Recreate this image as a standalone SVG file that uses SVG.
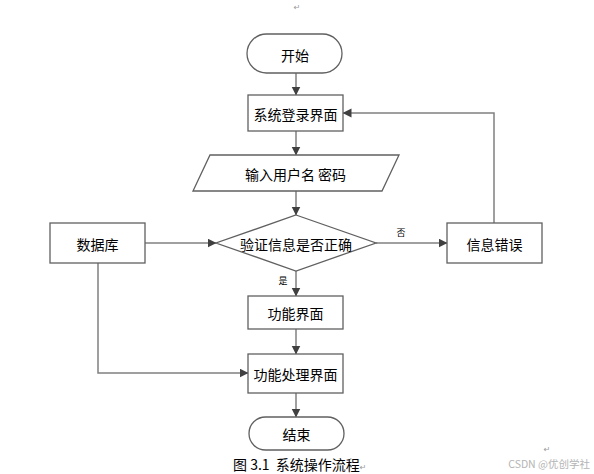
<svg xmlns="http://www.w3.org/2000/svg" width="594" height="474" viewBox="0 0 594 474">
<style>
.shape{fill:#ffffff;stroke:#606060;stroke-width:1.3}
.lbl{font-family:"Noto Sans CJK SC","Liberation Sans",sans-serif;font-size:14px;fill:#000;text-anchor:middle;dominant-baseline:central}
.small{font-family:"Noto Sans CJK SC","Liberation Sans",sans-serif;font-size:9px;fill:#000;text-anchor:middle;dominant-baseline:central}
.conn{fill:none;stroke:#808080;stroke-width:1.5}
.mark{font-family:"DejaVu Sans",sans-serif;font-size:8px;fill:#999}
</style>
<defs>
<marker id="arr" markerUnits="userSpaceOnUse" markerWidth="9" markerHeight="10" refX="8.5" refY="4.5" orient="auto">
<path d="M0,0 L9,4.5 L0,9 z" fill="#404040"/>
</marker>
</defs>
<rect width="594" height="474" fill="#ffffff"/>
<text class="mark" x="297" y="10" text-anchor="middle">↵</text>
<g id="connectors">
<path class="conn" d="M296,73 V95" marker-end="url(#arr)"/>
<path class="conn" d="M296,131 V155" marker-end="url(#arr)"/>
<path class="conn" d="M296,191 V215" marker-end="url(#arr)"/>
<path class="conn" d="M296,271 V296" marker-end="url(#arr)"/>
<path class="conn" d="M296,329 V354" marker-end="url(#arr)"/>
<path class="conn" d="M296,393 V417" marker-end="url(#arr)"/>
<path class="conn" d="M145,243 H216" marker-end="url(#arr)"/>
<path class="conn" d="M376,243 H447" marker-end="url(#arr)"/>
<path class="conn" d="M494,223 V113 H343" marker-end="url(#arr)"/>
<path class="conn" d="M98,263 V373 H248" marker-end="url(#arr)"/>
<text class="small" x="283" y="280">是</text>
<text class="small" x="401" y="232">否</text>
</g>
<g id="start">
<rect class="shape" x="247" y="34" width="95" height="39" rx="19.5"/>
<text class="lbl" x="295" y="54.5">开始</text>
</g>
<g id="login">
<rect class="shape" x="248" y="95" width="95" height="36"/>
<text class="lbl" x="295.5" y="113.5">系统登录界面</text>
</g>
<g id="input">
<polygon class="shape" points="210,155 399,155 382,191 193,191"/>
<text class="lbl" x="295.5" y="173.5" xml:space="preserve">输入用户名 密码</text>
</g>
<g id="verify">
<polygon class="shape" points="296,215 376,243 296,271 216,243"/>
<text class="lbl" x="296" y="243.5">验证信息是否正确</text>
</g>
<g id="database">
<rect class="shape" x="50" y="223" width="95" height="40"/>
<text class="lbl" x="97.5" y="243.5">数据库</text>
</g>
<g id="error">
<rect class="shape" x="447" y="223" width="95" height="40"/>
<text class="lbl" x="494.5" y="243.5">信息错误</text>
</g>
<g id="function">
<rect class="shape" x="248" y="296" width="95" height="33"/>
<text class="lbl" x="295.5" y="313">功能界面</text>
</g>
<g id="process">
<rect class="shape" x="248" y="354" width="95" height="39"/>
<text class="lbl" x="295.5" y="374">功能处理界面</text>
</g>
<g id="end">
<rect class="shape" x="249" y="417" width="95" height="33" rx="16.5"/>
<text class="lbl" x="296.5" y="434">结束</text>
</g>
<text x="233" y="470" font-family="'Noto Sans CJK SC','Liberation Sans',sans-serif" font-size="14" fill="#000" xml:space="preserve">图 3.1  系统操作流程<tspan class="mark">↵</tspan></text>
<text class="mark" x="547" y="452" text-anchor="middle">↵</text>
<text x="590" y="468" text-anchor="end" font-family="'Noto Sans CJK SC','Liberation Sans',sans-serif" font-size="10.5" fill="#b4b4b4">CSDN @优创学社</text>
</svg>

**TASK DIRECTIONS:** Give an exact copy of the material, leaving out every picture.

**SOLUTION:**
Recreate this image as a standalone SVG file that uses SVG.
<svg xmlns="http://www.w3.org/2000/svg" width="594" height="474" viewBox="0 0 594 474">
<style>
.shape{fill:#ffffff;stroke:#606060;stroke-width:1.3}
.lbl{font-family:"Noto Sans CJK SC","Liberation Sans",sans-serif;font-size:14px;fill:#000;text-anchor:middle;dominant-baseline:central}
.small{font-family:"Noto Sans CJK SC","Liberation Sans",sans-serif;font-size:9px;fill:#000;text-anchor:middle;dominant-baseline:central}
.conn{fill:none;stroke:#808080;stroke-width:1.5}
.mark{font-family:"DejaVu Sans",sans-serif;font-size:8px;fill:#999}
</style>
<defs>
<marker id="arr" markerUnits="userSpaceOnUse" markerWidth="9" markerHeight="10" refX="8.5" refY="4.5" orient="auto">
<path d="M0,0 L9,4.5 L0,9 z" fill="#404040"/>
</marker>
</defs>
<rect width="594" height="474" fill="#ffffff"/>
<text class="mark" x="297" y="10" text-anchor="middle">↵</text>
<g id="connectors">
<path class="conn" d="M296,73 V95" marker-end="url(#arr)"/>
<path class="conn" d="M296,131 V155" marker-end="url(#arr)"/>
<path class="conn" d="M296,191 V215" marker-end="url(#arr)"/>
<path class="conn" d="M296,271 V296" marker-end="url(#arr)"/>
<path class="conn" d="M296,329 V354" marker-end="url(#arr)"/>
<path class="conn" d="M296,393 V417" marker-end="url(#arr)"/>
<path class="conn" d="M145,243 H216" marker-end="url(#arr)"/>
<path class="conn" d="M376,243 H447" marker-end="url(#arr)"/>
<path class="conn" d="M494,223 V113 H343" marker-end="url(#arr)"/>
<path class="conn" d="M98,263 V373 H248" marker-end="url(#arr)"/>
<text class="small" x="283" y="280">是</text>
<text class="small" x="401" y="232">否</text>
</g>
<g id="start">
<rect class="shape" x="247" y="34" width="95" height="39" rx="19.5"/>
<text class="lbl" x="295" y="54.5">开始</text>
</g>
<g id="login">
<rect class="shape" x="248" y="95" width="95" height="36"/>
<text class="lbl" x="295.5" y="113.5">系统登录界面</text>
</g>
<g id="input">
<polygon class="shape" points="210,155 399,155 382,191 193,191"/>
<text class="lbl" x="295.5" y="173.5" xml:space="preserve">输入用户名 密码</text>
</g>
<g id="verify">
<polygon class="shape" points="296,215 376,243 296,271 216,243"/>
<text class="lbl" x="296" y="243.5">验证信息是否正确</text>
</g>
<g id="database">
<rect class="shape" x="50" y="223" width="95" height="40"/>
<text class="lbl" x="97.5" y="243.5">数据库</text>
</g>
<g id="error">
<rect class="shape" x="447" y="223" width="95" height="40"/>
<text class="lbl" x="494.5" y="243.5">信息错误</text>
</g>
<g id="function">
<rect class="shape" x="248" y="296" width="95" height="33"/>
<text class="lbl" x="295.5" y="313">功能界面</text>
</g>
<g id="process">
<rect class="shape" x="248" y="354" width="95" height="39"/>
<text class="lbl" x="295.5" y="374">功能处理界面</text>
</g>
<g id="end">
<rect class="shape" x="249" y="417" width="95" height="33" rx="16.5"/>
<text class="lbl" x="296.5" y="434">结束</text>
</g>
<text x="233" y="470" font-family="'Noto Sans CJK SC','Liberation Sans',sans-serif" font-size="14" fill="#000" xml:space="preserve">图 3.1  系统操作流程<tspan class="mark">↵</tspan></text>
<text class="mark" x="547" y="452" text-anchor="middle">↵</text>
<text x="590" y="468" text-anchor="end" font-family="'Noto Sans CJK SC','Liberation Sans',sans-serif" font-size="10.5" fill="#b4b4b4">CSDN @优创学社</text>
</svg>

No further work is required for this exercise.